This book offers a detailed investigation of breakdowns in traffic and
transportation networks. It shows empirically that transitions from free
flow to so-called synchronized flow, initiated by local disturbances at
network bottlenecks, display a nucleation-type behavior: while small
disturbances in free flow decay, larger ones grow further and lead to
breakdowns at the bottlenecks.

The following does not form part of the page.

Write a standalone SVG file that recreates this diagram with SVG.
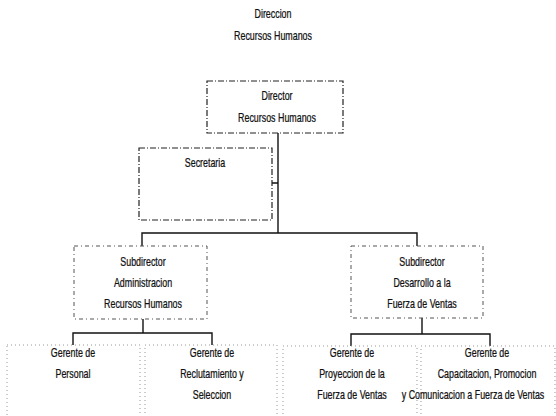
<svg xmlns="http://www.w3.org/2000/svg" width="556" height="416" viewBox="0 0 556 416">
<style>
text{font-family:"Liberation Sans",Arial,sans-serif;font-size:12px;fill:#111;text-anchor:middle;stroke:#111;stroke-width:0.25}
.b1{fill:#fff;stroke:#222;stroke-width:1.2;stroke-dasharray:6 2 1 2}
.b2{fill:#fff;stroke:#555;stroke-width:1;stroke-dasharray:4 3 1 3}
.b3{fill:#fff;stroke:#999;stroke-width:1;stroke-dasharray:1 3}
.c{fill:none;stroke:#111;stroke-width:1.4}
</style>
<rect width="556" height="416" fill="#fff"/>
<g id="title">
<text transform="translate(273,18) scale(0.74,1)">Direccion</text>
<text transform="translate(273,40) scale(0.74,1)">Recursos Humanos</text>
</g>
<g id="connectors">
<path class="c" d="M278 133V233M272 183H278M142 246V233H417V246"/>
<path class="c" d="M143 319V333M73 345V333H212V345"/>
<path class="c" d="M422 318V334M351 346V334H490V346"/>
</g>
<g id="director">
<rect class="b1" x="207" y="81" width="136" height="52"/>
<text transform="translate(277,100) scale(0.74,1)">Director</text>
<text transform="translate(277,122) scale(0.74,1)">Recursos Humanos</text>
</g>
<g id="secretaria">
<rect class="b1" x="139" y="148" width="133" height="72"/>
<text transform="translate(205,167) scale(0.74,1)">Secretaria</text>
</g>
<g id="subdirector-admin">
<rect class="b2" x="74" y="246" width="133" height="73"/>
<text transform="translate(143,266) scale(0.74,1)">Subdirector</text>
<text transform="translate(143,287) scale(0.74,1)">Administracion</text>
<text transform="translate(143,308) scale(0.74,1)">Recursos Humanos</text>
</g>
<g id="subdirector-desarrollo">
<rect class="b2" x="351" y="246" width="132" height="72"/>
<text transform="translate(422,266) scale(0.74,1)">Subdirector</text>
<text transform="translate(422,287) scale(0.74,1)">Desarrollo a la</text>
<text transform="translate(422,308) scale(0.74,1)">Fuerza de Ventas</text>
</g>
<g id="gerente-personal">
<rect class="b3" x="7" y="345" width="133" height="80"/>
<text transform="translate(73,357) scale(0.74,1)">Gerente de</text>
<text transform="translate(73,378) scale(0.74,1)">Personal</text>
</g>
<g id="gerente-reclutamiento">
<rect class="b3" x="145" y="345" width="132" height="80"/>
<text transform="translate(212,357) scale(0.74,1)">Gerente de</text>
<text transform="translate(212,378) scale(0.74,1)">Reclutamiento y</text>
<text transform="translate(212,399) scale(0.74,1)">Seleccion</text>
</g>
<g id="gerente-proyeccion">
<rect class="b3" x="283" y="346" width="134" height="80"/>
<text transform="translate(352,357) scale(0.74,1)">Gerente de</text>
<text transform="translate(352,378) scale(0.74,1)">Proyeccion de la</text>
<text transform="translate(352,399) scale(0.74,1)">Fuerza de Ventas</text>
</g>
<g id="gerente-capacitacion">
<rect class="b3" x="421" y="346" width="134" height="80"/>
<text transform="translate(487,357) scale(0.74,1)">Gerente de</text>
<text transform="translate(487,378) scale(0.74,1)">Capacitacion, Promocion</text>
<text transform="translate(473,399) scale(0.74,1)">y Comunicacion a Fuerza de Ventas</text>
</g>
</svg>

Further, it discusses in detail the
significance of this nucleation effect for traffic and transportation
theories, and the consequences this has for future automatic driving,
traffic control, dynamic traffic assignment, and optimization in traffic
and transportation networks.
Starting from a large volume of field traffic data collected from
various sources obtained solely through measurements in real world
traffic, the author develops his insights, with an emphasis less on
reviewing existing methodologies, models and theories, and more on
providing a detailed analysis of empirical traffic data and drawing
consequences regarding the minimum requirements for any traffic and
transportation theories to be valid.
The book
- proves the empirical nucleation nature of traffic breakdown in
networks
- discusses the origin of the failure of classical traffic and
transportation theories
- shows that the three-phase theory is incommensurable with the
classical traffic theories, and
- explains why current state-of-the art dynamic traffic assignments
tend to provoke heavy traffic congestion,
making it a valuable reference resource for a wide audience of
scientists and postgraduate students interested in the fundamental
understanding of empirical traffic phenomena and related data-driven
phenomenology, as well as for practitioners working in the fields of
traffic and transportation engineering.